Ideally it would continue to attempt a build occasionally if the master is down, so that maintenance windows or server capacity problems don't nuke the slaves.
Attachments (0)
Change History (2)
comment:1 Changed 15 years ago by sam.hendley@…
comment:2 Changed 15 years ago by anonymous
When booting my (vmware virtual) Debain machine the bitten-slave (for testing it is on the same machine as trac) sometimes starts when the IP adress-stuff has not been set up yet or is changed by the system. Since bitten-slave quits upon some errors, it is not possible to run it reliable as a daemon.
ERROR: <urlopen error (-5,'No address associated with hostname')> and then bitten-slave exits.

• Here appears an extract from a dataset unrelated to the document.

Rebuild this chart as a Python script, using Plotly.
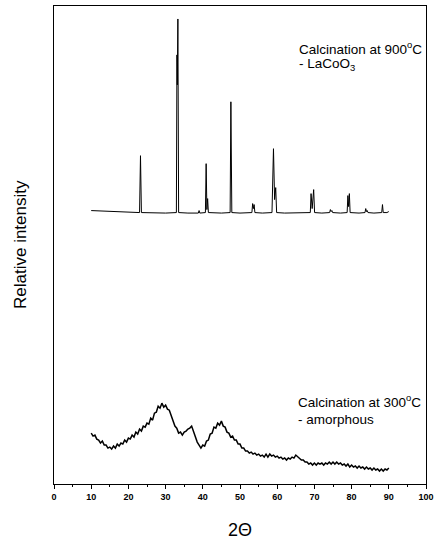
import numpy as np
import plotly.graph_objects as go

# 900 °C pattern (LaCoO3): 2-theta and relative intensity (arbitrary units)
x900 = [10, 15, 20, 23.0, 23.25, 23.5, 30, 32.9, 33.05, 33.15, 33.3, 33.5, 36,
        38.8, 39.0, 39.2, 40.7, 40.9, 41.1, 41.3, 41.5, 45, 47.35, 47.55, 47.8,
        50, 53.2, 53.4, 53.6, 53.8, 54.0, 56, 58.6, 58.8, 59.0, 59.3, 59.6, 59.85,
        62, 68.9, 69.1, 69.4, 69.8, 70.05, 72, 74.1, 74.3, 74.5, 74.7, 74.9, 77,
        78.8, 79.0, 79.2, 79.4, 79.6, 82, 83.6, 83.8, 84.0, 84.2, 84.4, 86,
        88.1, 88.3, 88.5, 89.5, 90.0]
y900 = [274, 273, 272.5, 272, 329, 272, 271.5, 272, 430, 400, 466, 272, 271.5,
        271.5, 274, 271.5, 272, 321, 275, 286, 272, 271.5, 272, 383, 272,
        271.5, 272, 281, 276, 280, 272, 271.5, 272, 305, 336, 285, 297, 272,
        271.5, 272, 291, 276, 295, 272, 271.5, 272, 275, 273, 274, 272, 271.5,
        272, 289, 278, 291, 272, 271.5, 272, 276, 273, 274, 272, 271.5,
        272, 280, 272, 272, 273]

# 300 °C pattern (amorphous), sampled every 0.5 degree from 10 to 90
y300 = [51, 48, 49, 45, 44, 41, 43, 39, 39, 36, 37, 35, 38, 36, 40, 38, 41, 40,
        44, 42, 46, 45, 49, 47, 52, 50, 55, 53, 58, 57, 61, 60, 66, 64, 71, 72,
        78, 76, 81, 77, 79, 75, 74, 68, 64, 58, 56, 51, 52, 49, 52, 53, 55, 56,
        58, 52, 48, 42, 39, 36, 39, 38, 43, 44, 50, 51, 57, 56, 61, 59, 63, 58,
        57, 52, 51, 47, 48, 44, 44, 40, 40, 36, 36, 33, 33, 31, 32, 30, 31, 29,
        30, 28, 29, 27, 30, 27, 30, 28, 29, 27, 28, 26, 27, 25, 26, 24, 26, 25,
        27, 26, 29, 27, 26, 24, 24, 22, 22, 20, 21, 19, 21, 19, 21, 20, 21, 19,
        21, 20, 22, 20, 22, 20, 22, 20, 21, 19, 20, 18, 20, 17, 19, 17, 18, 16,
        18, 16, 17, 15, 17, 15, 16, 14, 16, 14, 15, 13, 15, 13, 15, 14, 16]
x300 = np.linspace(10, 90, len(y300))

x_ticks = [0, 10, 20, 30, 40, 50, 60, 70, 80, 90, 100]

FONT = "Liberation Sans, Arial, sans-serif"

fig = go.Figure()
fig.add_trace(go.Scatter(x=x900, y=y900, mode="lines",
                         line=dict(color="black", width=1), showlegend=False))
fig.add_trace(go.Scatter(x=x300, y=y300, mode="lines",
                         line=dict(color="black", width=1.5), showlegend=False))

ann_font = dict(family=FONT, size=13.5, color="black")
fig.add_annotation(x=65.2, y=437, xref="x", yref="y", text="Calcination at 900<sup>o</sup>C",
                   showarrow=False, xanchor="left", yanchor="middle", font=ann_font)
fig.add_annotation(x=65.2, y=420, xref="x", yref="y", text="- LaCoO<sub>3</sub>",
                   showarrow=False, xanchor="left", yanchor="middle", font=ann_font)
fig.add_annotation(x=65.0, y=83, xref="x", yref="y", text="Calcination at 300<sup>o</sup>C",
                   showarrow=False, xanchor="left", yanchor="middle", font=ann_font)
fig.add_annotation(x=65.0, y=65, xref="x", yref="y", text="- amorphous",
                   showarrow=False, xanchor="left", yanchor="middle", font=ann_font)

fig.add_annotation(x=0, y=0.5, xref="paper", yref="paper", xshift=-34,
                   text="Relative intensity", textangle=-90, showarrow=False,
                   xanchor="center", yanchor="middle",
                   font=dict(family=FONT, size=17, color="black"))
fig.add_annotation(x=0.5, y=0, xref="paper", yref="paper", yshift=-46,
                   text="2Θ", showarrow=False, xanchor="center", yanchor="middle",
                   font=dict(family=FONT, size=18, color="black"))

fig.update_xaxes(range=[0, 100], tickvals=x_ticks, ticktext=[str(t) for t in x_ticks],
                 ticks="outside", ticklen=4, tickwidth=1, tickcolor="black",
                 minor=dict(dtick=5, tick0=0, ticks="outside", ticklen=2, tickcolor="black"),
                 showline=True, linecolor="black", linewidth=1, mirror=True,
                 showgrid=False, zeroline=False,
                 tickfont=dict(family=FONT, size=9, color="black", weight="bold"))
fig.update_yaxes(range=[0, 479], showticklabels=False, ticks="",
                 showline=True, linecolor="black", linewidth=1, mirror=True,
                 showgrid=False, zeroline=False)

fig.update_layout(width=439, height=542, margin=dict(l=54, r=9, t=5, b=58),
                  plot_bgcolor="white", paper_bgcolor="white", showlegend=False)

fig.write_html("out.html", config={"displayModeBar": False},
               post_script="document.body.style.margin='0';")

As a workaround I installed MONIT to supervice just the bitten-slave process, and restart it if needed. I don't feel secure when a networked application like bitten-slave simply quits when there is a temporary network error. I therefore raise the Priority to critical as the program left no trace at all of what was happening in the logs when it couldn't handle the errors (and I had to spend about 5 hours to try to locate an error that happens "sometimes" and not at all when run from the command line)
+1, I have this issue if a test hangs and takes too long, when it finally completes the session is expired and the slave exits. I think it should just go back and try another build.
On a related note, when the session is timed out the build should be considered failed as well, currently I have to manually go in and invalidate that build because it appears to still be running.